Start simple, and prioritize the segments of your database that’ll be easiest to comb for actionable insights. That often means investigating web traffic and clickstream stats you’ve pulled from Google Analytics, or customer transaction history from your point of sale (POS) system – where you can often discover trends you might not have noticed before. Maybe you’ve got a product that sells well no matter how you price it – an insight that could immediately increase your revenue once you apply that piece of learning.
One of the most effective techniques for discovering these kinds of insights – and presenting them to decision makers in your organization – is to utilize interactive data visualization tools. The latest generation of BDA platforms include powerful toolkits for turning data into easily comprehensible charts, graphs and other visualizations. In fact, organizations that use data visualization are 63 percent more likely make smarter business decisions and 60 percent less likely to receive critical information after it’s too late.
The world’s leading organizations in many industries have already invested in dedicated teams of data scientists and analytics experts to integrate and analyze data from multiple sources.

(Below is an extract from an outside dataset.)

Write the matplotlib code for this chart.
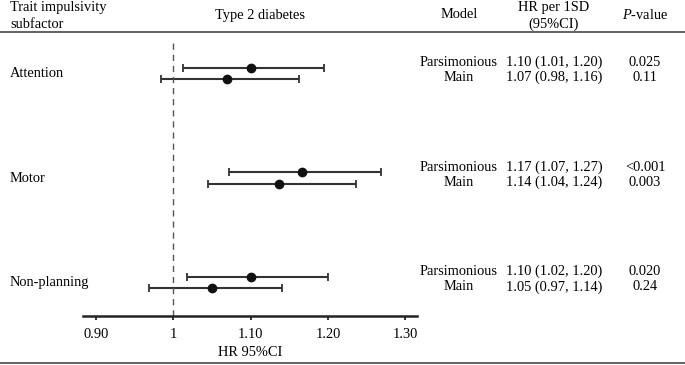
import matplotlib
matplotlib.use("Agg")
import matplotlib.pyplot as plt
from matplotlib.transforms import blended_transform_factory

plt.rcParams['font.family'] = ['Liberation Serif', 'DejaVu Serif']
plt.rcParams['mathtext.fontset'] = 'custom'
plt.rcParams['mathtext.rm'] = 'Liberation Serif'
plt.rcParams['mathtext.it'] = 'Liberation Serif:italic'

# data
subfactors = ['Attention', 'Motor', 'Non-planning']
models = ['Parsimonious', 'Main']
hr_pars = [1.10, 1.166, 1.10]
lo_pars = [1.012, 1.072, 1.017]
hi_pars = [1.195, 1.268, 1.20]
hr_main = [1.069, 1.136, 1.05]
lo_main = [0.984, 1.045, 0.968]
hi_main = [1.163, 1.236, 1.14]
ci_pars = ['1.10 (1.01, 1.20)', '1.17 (1.07, 1.27)', '1.10 (1.02, 1.20)']
ci_main = ['1.07 (0.98, 1.16)', '1.14 (1.04, 1.24)', '1.05 (0.97, 1.14)']
p_pars = ['0.025', '<0.001', '0.020']
p_main = ['0.11', '0.003', '0.24']
xticks = [0.90, 1.0, 1.10, 1.20, 1.30]
xticklabels = ['0.90', '1', '1.10', '1.20', '1.30']

W, H = 685, 365
fig = plt.figure(figsize=(W / 100, H / 100), dpi=100)

def fx(px):
    return px / W

def fy(py):
    return 1 - py / H

ax = fig.add_axes([fx(83), fy(316), fx(417) - fx(83), fy(43) - fy(316)])
ax.set_xlim(0.883, 1.315)
ax.set_ylim(2.374, -0.236)

fs = 10.4
line_col = '#333333'
off = 0.108  # offset of main model row below parsimonious row

for g in range(len(subfactors)):
    ax.errorbar(hr_pars[g], g, xerr=[[hr_pars[g] - lo_pars[g]], [hi_pars[g] - hr_pars[g]]],
                fmt='o', color='#111111', ecolor=line_col, elinewidth=1.5,
                capsize=2.6, capthick=1.3, markersize=6)
    ax.errorbar(hr_main[g], g + off, xerr=[[hr_main[g] - lo_main[g]], [hi_main[g] - hr_main[g]]],
                fmt='o', color='#111111', ecolor=line_col, elinewidth=1.5,
                capsize=2.6, capthick=1.3, markersize=6)

ax.axvline(1.0, color='#555555', lw=1.0, dashes=(4.5, 3.5))

for s in ['top', 'right', 'left']:
    ax.spines[s].set_visible(False)
ax.spines['bottom'].set_linewidth(1.8)
ax.spines['bottom'].set_color('#222222')
ax.set_yticks([])
ax.set_xticks(xticks)
ax.set_xticklabels(xticklabels, fontsize=fs)
ax.tick_params(axis='x', direction='out', length=3, width=1.3, color='#222222', pad=6)
ax.set_xlabel('HR 95%CI', fontsize=fs, labelpad=3)
ax.patch.set_alpha(0)

# text columns
tr = blended_transform_factory(fig.transFigure, ax.transData)
for g, name in enumerate(subfactors):
    fig.text(fx(10), g + 0.055, name, transform=tr, ha='left', va='center', fontsize=fs)
    fig.text(fx(459), g - 0.05, models[0], transform=tr, ha='center', va='center', fontsize=fs)
    fig.text(fx(459), g + 0.095, models[1], transform=tr, ha='center', va='center', fontsize=fs)
    fig.text(fx(554), g - 0.05, ci_pars[g], transform=tr, ha='center', va='center', fontsize=fs)
    fig.text(fx(554), g + 0.095, ci_main[g], transform=tr, ha='center', va='center', fontsize=fs)
    fig.text(fx(645), g - 0.05, p_pars[g], transform=tr, ha='center', va='center', fontsize=fs)
    fig.text(fx(645), g + 0.095, p_main[g], transform=tr, ha='center', va='center', fontsize=fs)

# header
fig.text(fx(10), fy(7), 'Trait impulsivity', ha='left', va='center', fontsize=fs)
fig.text(fx(10), fy(24), 'subfactor', ha='left', va='center', fontsize=fs)
fig.text(fx(260), fy(15), 'Type 2 diabetes', ha='center', va='center', fontsize=fs)
fig.text(fx(459), fy(15), 'Model', ha='center', va='center', fontsize=fs)
fig.text(fx(554), fy(7), 'HR per 1SD', ha='center', va='center', fontsize=fs)
fig.text(fx(554), fy(24), '(95%CI)', ha='center', va='center', fontsize=fs)
fig.text(fx(645), fy(15), r'$\it{P}$-value', ha='center', va='center', fontsize=fs)

# horizontal rules
fig.add_artist(plt.Line2D([0, 1], [fy(32), fy(32)], color='#555555', lw=1.3))
fig.add_artist(plt.Line2D([0, 1], [fy(363), fy(363)], color='#555555', lw=1.3))

fig.savefig('out.png', dpi=100)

However, highly trained experts demand high salaries – and even in-house training programs can be costly and time-consuming. By investing in a cost-friendly platform, which streamlines data analytics, you’ll be much better equipped to bring together complex multi-source data, and begin analyzing it right away.
But a dashboard software platform alone isn’t enough. The most powerful technology is only useful when integrated into an organization-wide strategy that includes automated data gathering and processing, data cleanup and ongoing security, and a results-oriented approach to selecting datasets for analysis. Only when your organization brings all these components together into a single unified approach will you begin to overcome the challenges of handling multi-source data, and truly realize the benefits a multi-source database has to offer.